LHH’s new mission will be focused on “short-term  rehabilitative treatment.”   A majority of LHH’s patients will only be allowed to stay for 90 days.  The City is proposing 500 LHH patients will be offered housing subsidies in the community, secured and financed by the City of San Francisco.  Some of these 500 housing subsidies may be relocated outside the City of San Francisco.


The City of San Francisco and the DPH need to keep their promises to voters.


San Francisco is about to take a giant step backwards in its treatment of some of our most vulnerable citizens. The DPH justifies their betrayal of the “voters will” as a cost-cutting measure. The savings from this lower-level-of-care plan will be more than offset by increases in its human costs. The quest for cost reductions should not come at the expense of people’s health.  Rather than balance the City budget on the backs of its most vulnerable citizens, it is time for the City’s leaders to seek restructured federal financing, cut waste, or simply do a better job of setting priorities.
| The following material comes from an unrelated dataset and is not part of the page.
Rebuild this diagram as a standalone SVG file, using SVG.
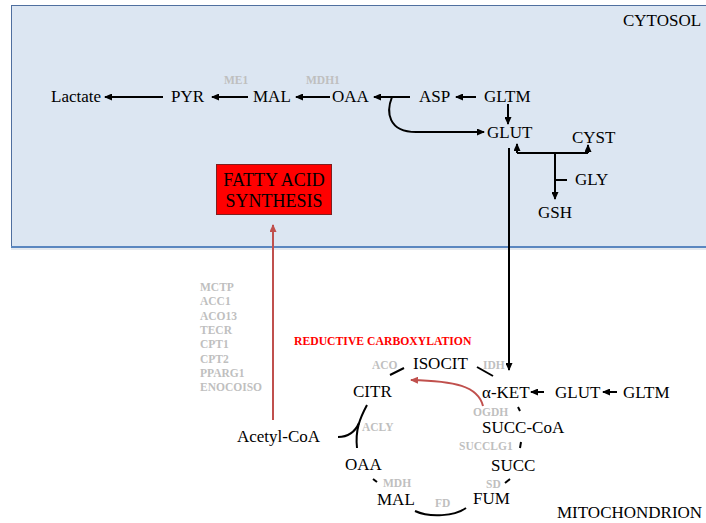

San Francisco voters will not vote for the SF General bond measure unless promises made to voters regarding Laguna Honda hospital are fulfilled.


George Wooding, Midtown Terrace

April 2008

The Chambers Settlement: The Betrayal of the Laguna Honda Hospital residents and the San Francisco Voters

Laguna Honda under constructionAs reported in last month’s Observer, San Francisco and its Department of Public Health (DPH) are rushing through approval of an obscure lawsuit — the Chambers settlement agreement — that will drastically change public health policies at Laguna Honda Hospital (LHH). The Chambers settlement not only goes against the will of San Francisco voters, it also creates huge, open-ended housing and public service entitlements.

If adopted as currently written, the Chambers settlement will drain the City’s remaining General Fund, stripping City Supervisors of legislative authority over the discretionary portion of the General Fund.

The City’s Mayor, Supervisors, and DPH aren’t doing their jobs. By choosing litigation over intelligent, well-researched legislation, City government is being restricted to rebuilding only 780 beds at LHH; LHH’s mission will be changed to feature short-term, 90-day stay rehabilitative treatment, rather than long-term care.

The City has no idea what acceptance of the Chambers settlement will actually cost, since no cost analysis of the entitlement programs has been performed. There’s no guarantee LHH residents will receive adequate medical care if the Chambers settlement results in placing LHH residents into alternative community placements. While community-based services are claimed to save City funds, as entitlement costs caring for and placing patients into the community soars, fewer discretionary General Funds will be available for transportation, education, parks, libraries, pothole repair, etc.

The City is currently rapidly reducing LHH’s census from 1,040 to 780 residents over the next 12 months. The City doesn’t have housing for many of them, and is discharging some to out-of-county placements. Due to budget deficits, the Mayor is already cutting services to vulnerable LHH residents being forced into untenable community placements. The Mayor is eliminating community-based public health nurses, cutting funds to single room occupancy (SRO) hotels, cutting Heath-at-Home program services, and is reducing “community program services” by 15 percent. Rapid displacement of LHH residents without community services being in place will force LHH residents into making choices between leaving their City, living in dangerous Tenderloin SRO rooms, or simply becoming homeless.

Even LHH’s largest union —Service Employees International Union — is alarmed San Francisco’s most vulnerable residents won’t obtain true choice if the Chambers agreement is adopted, violating the U.S. Supreme Court’s Olmstead decision that residents must be integrated into their home communities, not displaced out-of-county. The Chambers settlement is a class action lawsuit which applies to all current LHH residents. The lawsuit does not have an opt-out clause for LHH residents that do not want to participate.

Inthe City of St. Francis, this stinks. Before March 11, urge District Supervisors to reject or modify the Chambers settlement agreement before final adoption.